0x01 A glance into the kernel: Overview on kernel services

Monday, February 24, 2020 • edited Wednesday, February 26, 2020

Exercises

I’d write down my own answers, please point out my errors with no mercy.

Q1

When can a routine executing in the top half of the kernel be preempted? When can it be interrupted?

The top half of the kernel provides services to processes in response to system calls or traps. And the FreeBSD kernel is rarely preempted to run another user process while executing in the top half of the kernel.

But it still can be interrupted to run a real-time process or by interrupts from the bottom half of the kernel. Normally device-interrupt processes have a higher priority than user processes or processess running in the top half of the kernel.

Q2

Why are routines executing in the bottom half of the kernel precluded from using information located in the current user process?

The bottom half part of the kernel comprises routines that are invoked to handle hardware interrupts.

Activities in the bottom half of the kernel are synchronous with respect to the interrupt source but are asynchronous, with respect to the top half.

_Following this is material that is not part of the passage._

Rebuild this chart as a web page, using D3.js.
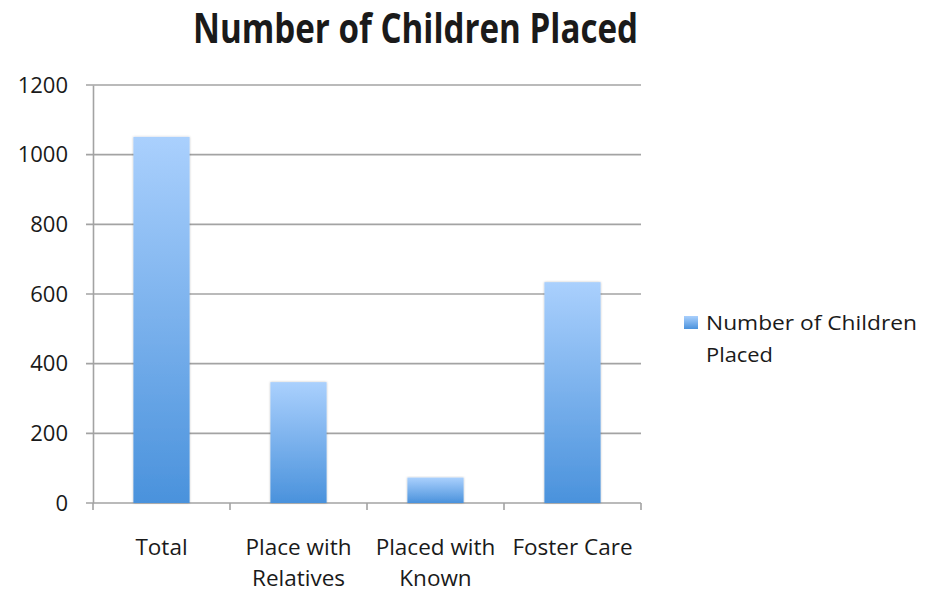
<!DOCTYPE html>
<html>
<head>
<meta charset="utf-8">
<script src="https://cdn.jsdelivr.net/npm/d3@7"></script>
<style>
  html, body { margin: 0; padding: 0; background: #ffffff; }
  svg { display: block; }
  text { font-family: "Open Sans", "DejaVu Sans", sans-serif; fill: #1a1a1a; }
</style>
</head>
<body>
<svg id="chart" width="925" height="592"></svg>
<script>
const title = "Number of Children Placed";
const categories = ["Total", "Place with Relatives", "Placed with Known", "Foster Care"];
const categoryLines = [["Total"], ["Place with", "Relatives"], ["Placed with", "Known"], ["Foster Care"]];
const values = [1051, 347, 73, 634];
const yTicks = [0, 200, 400, 600, 800, 1000, 1200];
const seriesName = "Number of Children Placed";
const legendLines = ["Number of Children", "Placed"];

const svg = d3.select("#chart");
const plotLeft = 93, plotRight = 641, plotTop = 85, plotBottom = 503;

const x = d3.scaleBand().domain(categories).range([plotLeft, plotRight]).paddingInner(0.59).paddingOuter(0.295);
const y = d3.scaleLinear().domain([0, 1200]).range([plotBottom, plotTop]);

const defs = svg.append("defs");
const grad = defs.append("linearGradient").attr("id", "barGrad")
  .attr("x1", 0).attr("y1", 0).attr("x2", 0).attr("y2", 1);
grad.append("stop").attr("offset", "0%").attr("stop-color", "#aad0fd");
grad.append("stop").attr("offset", "100%").attr("stop-color", "#4a92dc");
const sh = defs.append("filter").attr("id", "shadow").attr("x", "-20%").attr("y", "-5%").attr("width", "140%").attr("height", "110%");
sh.append("feDropShadow").attr("dx", 0).attr("dy", 0).attr("stdDeviation", 1.2).attr("flood-color", "#000").attr("flood-opacity", 0.25);

// gridlines
svg.append("g").selectAll("line").data(yTicks).join("line")
  .attr("x1", plotLeft - 7).attr("x2", plotRight)
  .attr("y1", d => y(d)).attr("y2", d => y(d))
  .attr("stroke", "#a3a3a3").attr("stroke-width", 1.6);

// y axis
const yAxis = svg.append("g").attr("transform", `translate(${plotLeft},0)`)
  .call(d3.axisLeft(y).tickValues(yTicks).tickSize(0).tickPadding(25).tickFormat(d3.format("d")));
yAxis.select(".domain").attr("stroke", "#a3a3a3").attr("stroke-width", 1.6);
yAxis.selectAll("text").attr("font-size", 22).attr("fill", "#1a1a1a")
  .attr("font-family", "'Open Sans', sans-serif");

// x boundary ticks
const bounds = d3.range(categories.length + 1).map(i => plotLeft + i * x.step());
svg.append("g").selectAll("line").data(bounds).join("line")
  .attr("x1", d => d).attr("x2", d => d)
  .attr("y1", plotBottom).attr("y2", plotBottom + 7)
  .attr("stroke", "#a3a3a3").attr("stroke-width", 1.6);

// bars
svg.append("g").selectAll("rect").data(values).join("rect")
  .attr("x", (d, i) => x(categories[i]))
  .attr("y", d => y(d))
  .attr("width", x.bandwidth())
  .attr("height", d => y(0) - y(d))
  .attr("fill", "url(#barGrad)")
  .attr("filter", "url(#shadow)");

// x labels
const xAxis = svg.append("g").attr("transform", `translate(0,${plotBottom})`)
  .call(d3.axisBottom(x).tickSize(0).tickFormat(""));
xAxis.select(".domain").remove();
xAxis.selectAll(".tick text").remove();
xAxis.selectAll(".tick").each(function(d, i) {
  const t = d3.select(this).append("text").attr("text-anchor", "middle")
    .attr("font-size", 22.5).attr("fill", "#1a1a1a");
  categoryLines[i].forEach((ln, j) => {
    t.append("tspan").attr("x", 0).attr("y", 52 + j * 31).text(ln);
  });
});

// title
svg.append("text").attr("x", 415.5).attr("y", 43).attr("text-anchor", "middle")
  .attr("font-size", 41).attr("font-weight", "bold").attr("fill", "#000")
  .attr("textLength", 445).attr("lengthAdjust", "spacingAndGlyphs")
  .text(title);

// legend
const lg = svg.append("g");
lg.append("rect").attr("x", 684).attr("y", 316).attr("width", 14).attr("height", 13)
  .attr("fill", "url(#barGrad)");
const lt = lg.append("text").attr("font-size", 20.5).attr("fill", "#1a1a1a");
lt.append("tspan").attr("x", 706).attr("y", 330).attr("textLength", 211).attr("lengthAdjust", "spacingAndGlyphs").text(legendLines[0]);
lt.append("tspan").attr("x", 706).attr("y", 362).attr("textLength", 67).attr("lengthAdjust", "spacingAndGlyphs").text(legendLines[1]);
</script>
</body>
</html>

Software cannot depend on having a specific or any process running when an interrupt occurs. Thus the information located in the current user process may be not available.

Q3

Why does the system defer as much work as possible from high-priority interrupts to lower-priority software-interrupt processes?

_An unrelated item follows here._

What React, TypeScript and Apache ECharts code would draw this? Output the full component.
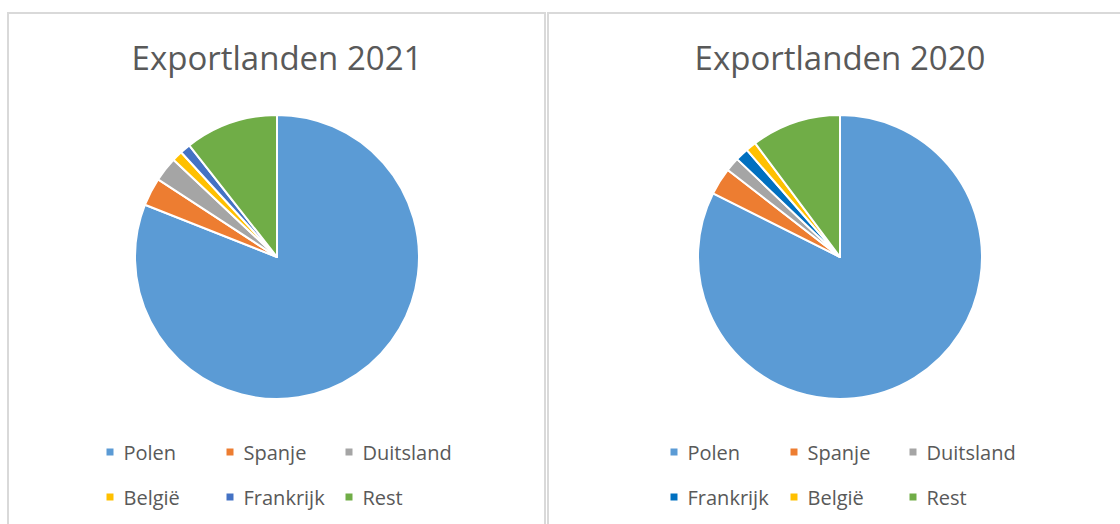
import { useEffect, useRef } from 'react';
import * as echarts from 'echarts';

const titles = ['Exportlanden 2021', 'Exportlanden 2020'];

const categories2021 = ['Polen', 'Spanje', 'Duitsland', 'België', 'Frankrijk', 'Rest'];
const values2021 = [81.0, 3.2, 2.8, 1.2, 1.2, 10.6];

const categories2020 = ['Polen', 'Spanje', 'Duitsland', 'Frankrijk', 'België', 'Rest'];
const values2020 = [82.4, 3.1, 1.6, 1.5, 1.2, 10.2];

const colors2021 = ['#5B9BD5', '#ED7D31', '#A5A5A5', '#FFC000', '#4472C4', '#70AD47'];
const colors2020 = ['#5B9BD5', '#ED7D31', '#A5A5A5', '#0070C0', '#FFC000', '#70AD47'];

const FONT = '"Open Sans", "Segoe UI", sans-serif';
const TEXT_COLOR = '#595959';

function buildLegends(cats: string[], colors: string[], baseX: number) {
  const colX = [0, 120, 239];
  const rowY = [453, 498];
  return cats.map((name, i) => {
    const col = i % 3;
    const row = Math.floor(i / 3);
    return {
      show: true,
      left: baseX + colX[col] - 3.5,
      top: rowY[row] - 11,
      padding: 0,
      itemWidth: 17,
      itemHeight: 9,
      icon: 'path://M0,0h10v10h-10z',
      selectedMode: false,
      textStyle: { fontFamily: FONT, fontSize: 20, color: TEXT_COLOR },
      data: [{ name, itemStyle: { color: colors[i] } }],
    };
  });
}

function pieSeries(cats: string[], vals: number[], colors: string[], cx: number) {
  return {
    type: 'pie',
    center: [cx, 257],
    radius: 142,
    startAngle: 90,
    clockwise: true,
    label: { show: false },
    labelLine: { show: false },
    emphasis: { disabled: true },
    itemStyle: { borderColor: '#ffffff', borderWidth: 2 },
    data: cats.map((name, i) => ({ name, value: vals[i], itemStyle: { color: colors[i] } })),
  };
}

export default function App() {
  const ref = useRef<HTMLDivElement>(null);
  useEffect(() => {
    if (!ref.current) return;
    const chart = echarts.init(ref.current, undefined, { renderer: 'svg' });
    chart.setOption({
      animation: false,
      backgroundColor: '#ffffff',
      title: [
        {
          text: titles[0],
          left: 277,
          top: 41,
          textAlign: 'center',
          padding: 0,
          textStyle: { fontFamily: FONT, fontSize: 33, fontWeight: 'normal', color: TEXT_COLOR },
        },
        {
          text: titles[1],
          left: 840,
          top: 41,
          textAlign: 'center',
          padding: 0,
          textStyle: { fontFamily: FONT, fontSize: 33, fontWeight: 'normal', color: TEXT_COLOR },
        },
      ],
      legend: [
        ...buildLegends(categories2021, colors2021, 108),
        ...buildLegends(categories2020, colors2020, 672),
      ],
      graphic: [
        {
          type: 'rect',
          shape: { x: 8, y: 13, width: 537, height: 540 },
          style: { fill: 'none', stroke: '#d9d9d9', lineWidth: 2 },
          silent: true,
          z: -1,
        },
        {
          type: 'rect',
          shape: { x: 548, y: 13, width: 600, height: 540 },
          style: { fill: 'none', stroke: '#d9d9d9', lineWidth: 2 },
          silent: true,
          z: -1,
        },
      ],
      series: [
        pieSeries(categories2021, values2021, colors2021, 277),
        pieSeries(categories2020, values2020, colors2020, 840),
      ],
    });
    return () => chart.dispose();
  }, []);
  return (
    <div
      ref={ref}
      style={{ position: 'absolute', left: 0, top: 0, width: 1120, height: 524 }}
    />
  );
}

To ensure that critical operations will not be blocked from executing longer than necessary.

Q4

What determines the shortest(nonzero) time period that a user process can request when setting a timer?

The clock interrupt rate determines the frequency of call to hardclock() routine, and hardclock() will make softclock() runnable if the latter needs to be run. softclock() routine is to arrange for the execution of periodic events, including process real-time timer.

Q5

How does the kernel determine the system call for which it has been invoked?

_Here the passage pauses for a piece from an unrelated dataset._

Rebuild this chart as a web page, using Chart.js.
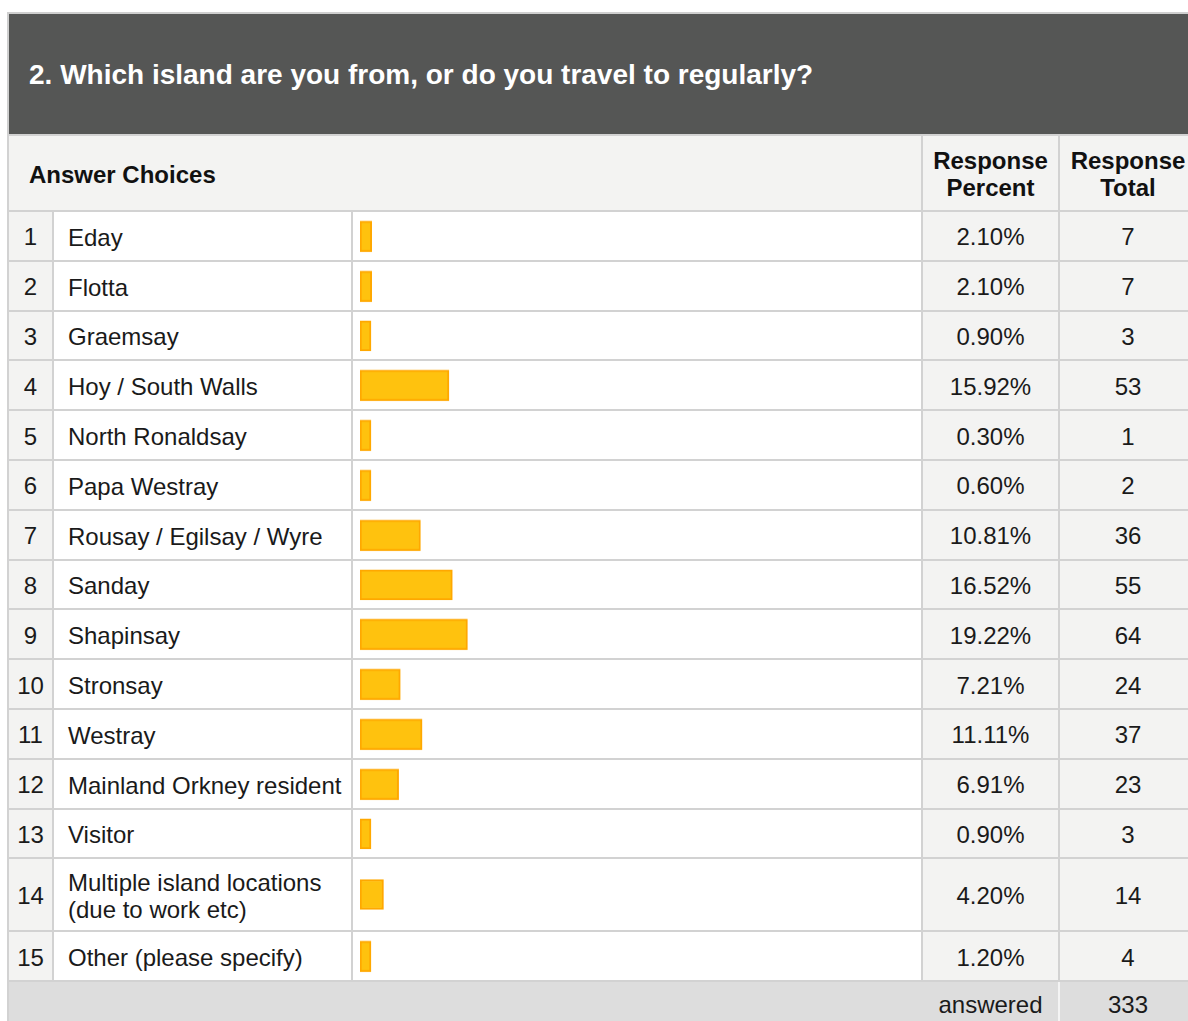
<!DOCTYPE html>
<html>
<head>
<meta charset="utf-8">
<script src="https://cdn.jsdelivr.net/npm/chart.js@4.4.0/dist/chart.umd.min.js"></script>
<style>
    html, body { margin: 0; padding: 0; background: #fff; overflow: hidden; }
    body { width: 1188px; height: 1021px; position: relative; font-family: "Liberation Sans", Arial, sans-serif; color: #1a1a1a; }
    #survey { position: absolute; left: 7px; top: 12px; width: 1190px; }
    .question {
        background: #555655; color: #fff; font-weight: bold; font-size: 28px;
        height: 122px; line-height: 122px; padding-left: 20px;
        border: 2px solid #cfcfcf; border-bottom: none; box-sizing: border-box;
    }
    table { border-collapse: collapse; table-layout: fixed; width: 1189px; font-size: 24px; }
    td, th { border: 2px solid #d2d2d2; padding: 0; }
    th { background: #f3f3f2; font-weight: bold; color: #111; line-height: 27px; padding-top: 2px; }
    th.choices { text-align: left; padding-left: 20px; }
    td.num, td.label, td.pct, td.tot { padding-top: 3px; }
    td.num { background: #f3f3f2; text-align: center; }
    td.label { padding-left: 14px; line-height: 27px; }
    td.pct, td.tot { background: #f3f3f2; text-align: center; }
    td.bar { padding: 0; }
    .barbox { position: relative; width: 568px; }
    tr.footer td { background: #dddddd; text-align: center; height: 48px; vertical-align: top; padding-top: 9px; }
    tr.footer td.blank { border-right: 2px solid #dddddd; }
    tr.footer td.pct { border-right: 2px solid #f4f4f4; }
</style>
</head>
<body>
<div id="survey">
    <div class="question">2. Which island are you from, or do you travel to regularly?</div>
    <table id="grid">
        <colgroup>
            <col style="width:45px"><col style="width:299px"><col style="width:570px"><col style="width:137px"><col style="width:138px">
        </colgroup>
        <thead>
            <tr style="height:76px">
                <th class="choices" colspan="3">Answer Choices</th>
                <th>Response<br>Percent</th>
                <th>Response<br>Total</th>
            </tr>
        </thead>
        <tbody id="rows"></tbody>
    </table>
</div>
<script>
// Antworten aus der Umfrage
const choices = [
    'Eday', 'Flotta', 'Graemsay', 'Hoy / South Walls', 'North Ronaldsay',
    'Papa Westray', 'Rousay / Egilsay / Wyre', 'Sanday', 'Shapinsay', 'Stronsay',
    'Westray', 'Mainland Orkney resident', 'Visitor',
    'Multiple island locations (due to work etc)', 'Other (please specify)'
];
const percents = [2.10, 2.10, 0.90, 15.92, 0.30, 0.60, 10.81, 16.52, 19.22, 7.21, 11.11, 6.91, 0.90, 4.20, 1.20];
const totals = [7, 7, 3, 53, 1, 2, 36, 55, 64, 24, 37, 23, 3, 14, 4];
const answered = 333;

const tbody = document.getElementById('rows');

choices.forEach((choice, i) => {
    const tall = choice.length > 30;
    const rowH = tall ? 73 : 49.8;
    const tr = document.createElement('tr');
    tr.style.height = rowH + 'px';
    tr.innerHTML =
        '<td class="num">' + (i + 1) + '</td>' +
        '<td class="label">' + choice + '</td>' +
        '<td class="bar"><div class="barbox" style="height:' + (rowH - 2) + 'px"><canvas></canvas></div></td>' +
        '<td class="pct">' + percents[i].toFixed(2) + '%</td>' +
        '<td class="tot">' + totals[i] + '</td>';
    tbody.appendChild(tr);

    // ein Balken pro Zeile
    const ctx = tr.querySelector('canvas');
    new Chart(ctx, {
        type: 'bar',
        data: {
            labels: [choice],
            datasets: [{
                data: [percents[i]],
                backgroundColor: '#ffc20e',
                borderColor: '#ffa800',
                borderWidth: 2,
                borderSkipped: false,
                barThickness: 30,
                minBarLength: 11
            }]
        },
        options: {
            indexAxis: 'y',
            responsive: true,
            maintainAspectRatio: false,
            animation: false,
            layout: { padding: { left: 7, right: 2, top: 0, bottom: 0 } },
            plugins: {
                legend: { display: false },
                tooltip: { enabled: false }
            },
            scales: {
                x: { display: false, min: 0, max: 100 },
                y: { display: false }
            }
        }
    });
});

// Fusszeile mit Gesamtzahl
const foot = document.createElement('tr');
foot.className = 'footer';
foot.innerHTML = '<td class="blank" colspan="3"></td><td class="pct">answered</td><td class="tot">' + answered + '</td>';
tbody.appendChild(foot);
</script>
</body>
</html>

Syscall() is the appropriate handler of system call, and it takes a specific set of parameters, they are the system-call number and an exception frame.

Q6

How are initialized data represented in an executable file? How are uninitialized data represented in an executable file? Why are the representations different?

Initialized data are stored in executable-file disk image while uninitialized data are not in it, because they can be created on demand with zero-filled memory at runtime.

Q7

Describe how the ‘#!’ mechanism can be used to make programs that require emulation appears as though they were normal executables.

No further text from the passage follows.